**WHAT YOU WILL DO:**
Write out again exactly the lines from the one containing "Output the Python" through the one containing "fuller_total = [0.09, 0.17, 0.54, 0.80, 2.49, 5.30]", both included, and omit the pictures.
------------------------------------------------------------------------
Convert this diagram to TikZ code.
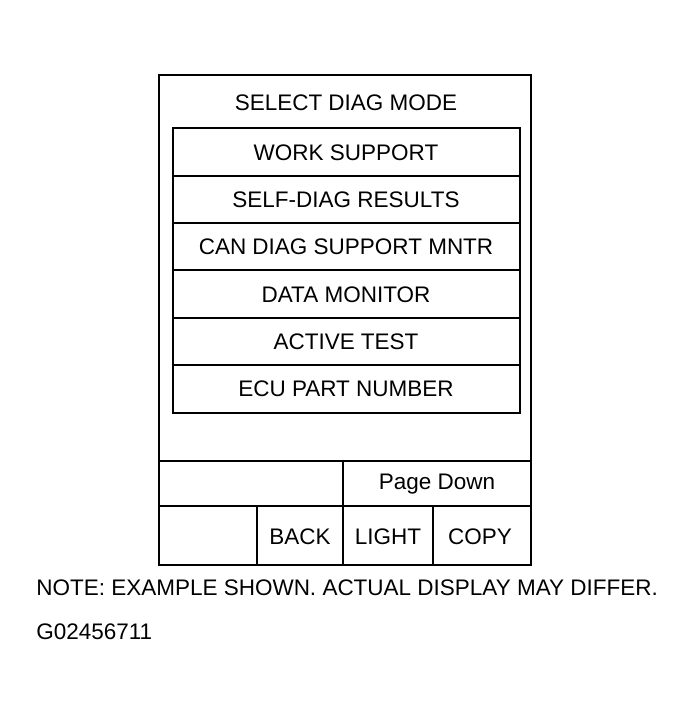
\documentclass[tikz,border=0pt]{standalone}
\usepackage{fontspec}
\setmainfont{Liberation Sans}
\usetikzlibrary{positioning}
\begin{document}
\begin{tikzpicture}[x=0.02cm, y=-0.02cm,
    frame/.style={line width=1.6pt},
    grid/.style={line width=0.7pt},
    lbl/.style={font=\fontsize{12.8}{14}\selectfont, inner sep=0pt}]
  \useasboundingbox (0,0) rectangle (689,714);
  % outer display frame
  \draw[frame] (159,75) rectangle (531,565);
  \node[lbl] (title) at (346,103) {SELECT DIAG MODE};
  % menu list
  \draw[grid] (173,128) rectangle (520,413);
  \foreach \y in {176,223,270,318,365} \draw[grid] (173,\y) -- (520,\y);
  \node[lbl] (ws) at (346,153) {WORK SUPPORT};
  \node[lbl] (sd) at (346,200) {SELF-DIAG RESULTS};
  \node[lbl] (can) at (346,247) {CAN DIAG SUPPORT MNTR};
  \node[lbl] (dm) at (346,295) {DATA MONITOR};
  \node[lbl] (at) at (346,342) {ACTIVE TEST};
  \node[lbl] (ecu) at (346,389) {ECU PART NUMBER};
  % button bar
  \draw[grid] (159,461) -- (531,461);
  \draw[grid] (159,506) -- (531,506);
  \draw[grid] (343,461) -- (343,565);
  \draw[grid] (257,506) -- (257,565);
  \draw[grid] (433,506) -- (433,565);
  \node[lbl] (pd) at (437,484) {Page Down};
  \node[lbl] (back) at (300,537) {BACK};
  \node[lbl] (light) at (388,537) {LIGHT};
  \node[lbl] (copy) at (480,537) {COPY};
  % captions
  \node[lbl, anchor=west] (note) at (36,588) {NOTE: EXAMPLE SHOWN. ACTUAL DISPLAY MAY DIFFER.};
  \node[lbl, anchor=west] (code) at (36,632) {G02456711};
\end{tikzpicture}
\end{document}
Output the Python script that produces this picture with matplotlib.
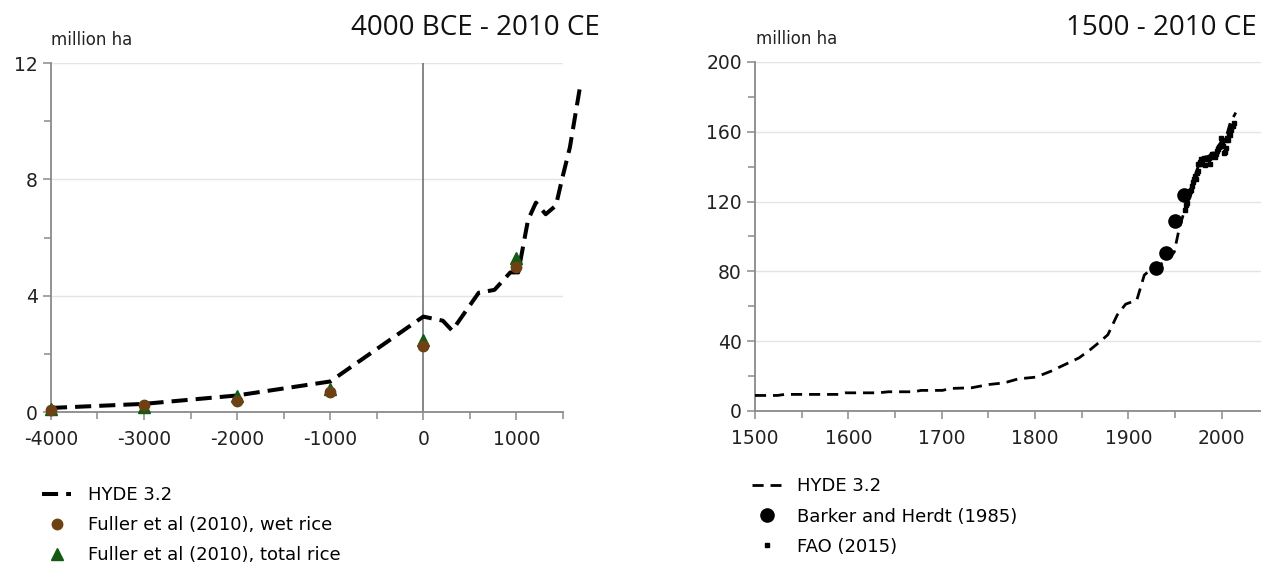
import matplotlib
matplotlib.use("Agg")
import matplotlib.pyplot as plt
from matplotlib.ticker import MultipleLocator, FixedLocator

# left panel: 4000 BCE - 2010 CE
hyde_long_years = [-4000, -3000, -2000, -1000, 0, 210, 310, 595, 765, 935, 1020,
                   1125, 1210, 1315, 1425, 1490, 1575, 1690]
hyde_long_area = [0.14, 0.28, 0.57, 1.05, 3.28, 3.14, 2.8, 4.1, 4.2, 4.8, 4.8,
                  6.6, 7.2, 6.8, 7.1, 8.0, 9.1, 11.3]
fuller_years = [-4000, -3000, -2000, -1000, 0, 1000]
fuller_wet = [0.06, 0.25, 0.37, 0.68, 2.28, 4.98]
fuller_total = [0.09, 0.17, 0.54, 0.80, 2.49, 5.30]

# right panel: 1500 - 2010 CE
hyde_years = [1500, 1524, 1532, 1590, 1597, 1632, 1643, 1670, 1678, 1701, 1709,
              1732, 1751, 1767, 1782, 1801, 1817, 1832, 1847, 1859, 1870, 1878,
              1888, 1897, 1909, 1917, 1926, 1940, 1949, 1955, 1963, 1970, 1978,
              1986, 1993, 1999, 2005, 2009, 2015]
hyde_area = [8.9, 8.9, 9.5, 9.5, 10.4, 10.4, 11.0, 11.0, 11.8, 11.8, 12.9,
             13.3, 15.2, 16.1, 18.4, 19.4, 22.8, 26.6, 30.4, 35.1, 39.9, 43.7,
             55.0, 61.2, 63.6, 77.9, 82.0, 85.5, 91.0, 106.0, 119.7, 133.0, 145.0,
             146.0, 149.0, 154.0, 157.6, 165.0, 171.0]
barker_years = [1930, 1940, 1950, 1960]
barker_area = [81.7, 90.6, 109.0, 124.0]
fao_years = list(range(1961, 2014))
fao_area = [115.4, 117.8, 119.3, 124.2, 124.7, 125.8, 126.5, 128.9, 131.5, 132.9,
            134.7, 133.0, 136.5, 137.8, 141.7, 141.4, 142.6, 144.4, 141.8, 144.4,
            145.2, 141.0, 144.4, 144.2, 144.4, 145.1, 141.6, 145.7, 147.4, 146.9,
            147.4, 147.3, 145.8, 147.5, 149.1, 150.3, 151.3, 151.7, 156.7, 154.1,
            151.9, 147.6, 148.4, 150.9, 155.1, 156.3, 155.4, 158.7, 158.3, 161.0,
            163.3, 163.3, 165.0]

brown = "#6e4114"
green = "#145a14"
axis_grey = "#8a8a8a"
grid_grey = "#e4e4e4"

plt.rcParams["font.family"] = "DejaVu Sans"
plt.rcParams["axes.unicode_minus"] = False

fig = plt.figure(figsize=(12.61, 5.76), dpi=100)
ax1 = fig.add_axes([0.0404, 0.2847, 0.4060, 0.6059])
ax2 = fig.add_axes([0.5987, 0.2865, 0.4013, 0.6059])


def style_axes(ax):
    for s in ["top", "right"]:
        ax.spines[s].set_visible(False)
    for s in ["left", "bottom"]:
        ax.spines[s].set_color(axis_grey)
        ax.spines[s].set_linewidth(1.3)
    ax.tick_params(which="both", direction="out", color=axis_grey, width=1.1,
                   labelsize=13.5, labelcolor="#222222")
    ax.tick_params(which="major", length=6)
    ax.tick_params(which="minor", length=5)
    ax.tick_params(axis="x", which="major", pad=7)
    ax.yaxis.grid(True, which="major", color=grid_grey, linewidth=1)
    ax.set_axisbelow(True)


# ---- left
style_axes(ax1)
ax1.set_xlim(-4000, 1500)
ax1.set_ylim(0, 12)
ax1.xaxis.set_major_locator(FixedLocator([-4000, -3000, -2000, -1000, 0, 1000]))
ax1.xaxis.set_minor_locator(MultipleLocator(500))
ax1.yaxis.set_major_locator(MultipleLocator(4))
ax1.yaxis.set_minor_locator(MultipleLocator(2))
ax1.axvline(0, color="#666666", linewidth=1.1, zorder=1)

l1, = ax1.plot(hyde_long_years, hyde_long_area, color="black", linewidth=2.9,
               linestyle=(0, (4, 2)), clip_on=False, zorder=3, label="HYDE 3.2")
t1, = ax1.plot(fuller_years, fuller_total, linestyle="none", marker="^",
               markersize=8, color=green, clip_on=False, zorder=4,
               label="Fuller et al (2010), total rice")
c1, = ax1.plot(fuller_years, fuller_wet, linestyle="none", marker="o",
               markersize=7.5, color=brown, clip_on=False, zorder=5,
               label="Fuller et al (2010), wet rice")

fig.text(51 / 1261, 1 - 40 / 576, "million ha", fontsize=12, color="#222222",
         ha="left", va="center")
fig.text(600 / 1261, 1 - 28 / 576, "4000 BCE - 2010 CE", fontsize=20,
         family="Open Sans", color="#111111", ha="right", va="center")

leg1 = ax1.legend([l1, c1, t1], [l1.get_label(), c1.get_label(), t1.get_label()],
                  loc="upper left", bbox_to_anchor=(35 / 1261, 1 - 479 / 576),
                  bbox_transform=fig.transFigure, frameon=False, fontsize=13,
                  handlelength=1.6, handletextpad=0.95, labelspacing=0.67,
                  borderaxespad=0)

# ---- right
style_axes(ax2)
ax2.set_xlim(1500, 2042)
ax2.set_ylim(0, 200)
ax2.xaxis.set_major_locator(MultipleLocator(100))
ax2.xaxis.set_minor_locator(MultipleLocator(50))
ax2.yaxis.set_major_locator(MultipleLocator(40))
ax2.yaxis.set_minor_locator(MultipleLocator(20))

l2, = ax2.plot(hyde_years, hyde_area, color="black", linewidth=2.0,
               linestyle=(0, (4, 2.5)), zorder=3, label="HYDE 3.2")
c2, = ax2.plot(barker_years, barker_area, linestyle="none", marker="o",
               markersize=9.5, color="black", zorder=4,
               label="Barker and Herdt (1985)")
s2, = ax2.plot(fao_years, fao_area, linestyle="none", marker="s",
               markersize=3.2, color="black", zorder=4, label="FAO (2015)")

fig.text(756 / 1261, 1 - 39 / 576, "million ha", fontsize=12, color="#222222",
         ha="left", va="center")
fig.text(1257 / 1261, 1 - 28 / 576, "1500 - 2010 CE", fontsize=20,
         family="Open Sans", color="#111111", ha="right", va="center")

leg2 = ax2.legend([l2, c2, s2], [l2.get_label(), c2.get_label(), s2.get_label()],
                  loc="upper left", bbox_to_anchor=(745 / 1261, 1 - 470 / 576),
                  bbox_transform=fig.transFigure, frameon=False, fontsize=13,
                  handlelength=1.6, handletextpad=0.9, labelspacing=0.68,
                  borderaxespad=0)

fig.savefig("out.png", dpi=100)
------------------------------------------------------------------------
**SOLUTION TO THE PROBLEM:**
Output the Python script that produces this picture with matplotlib.
import matplotlib
matplotlib.use("Agg")
import matplotlib.pyplot as plt
from matplotlib.ticker import MultipleLocator, FixedLocator

# left panel: 4000 BCE - 2010 CE
hyde_long_years = [-4000, -3000, -2000, -1000, 0, 210, 310, 595, 765, 935, 1020,
                   1125, 1210, 1315, 1425, 1490, 1575, 1690]
hyde_long_area = [0.14, 0.28, 0.57, 1.05, 3.28, 3.14, 2.8, 4.1, 4.2, 4.8, 4.8,
                  6.6, 7.2, 6.8, 7.1, 8.0, 9.1, 11.3]
fuller_years = [-4000, -3000, -2000, -1000, 0, 1000]
fuller_wet = [0.06, 0.25, 0.37, 0.68, 2.28, 4.98]
fuller_total = [0.09, 0.17, 0.54, 0.80, 2.49, 5.30]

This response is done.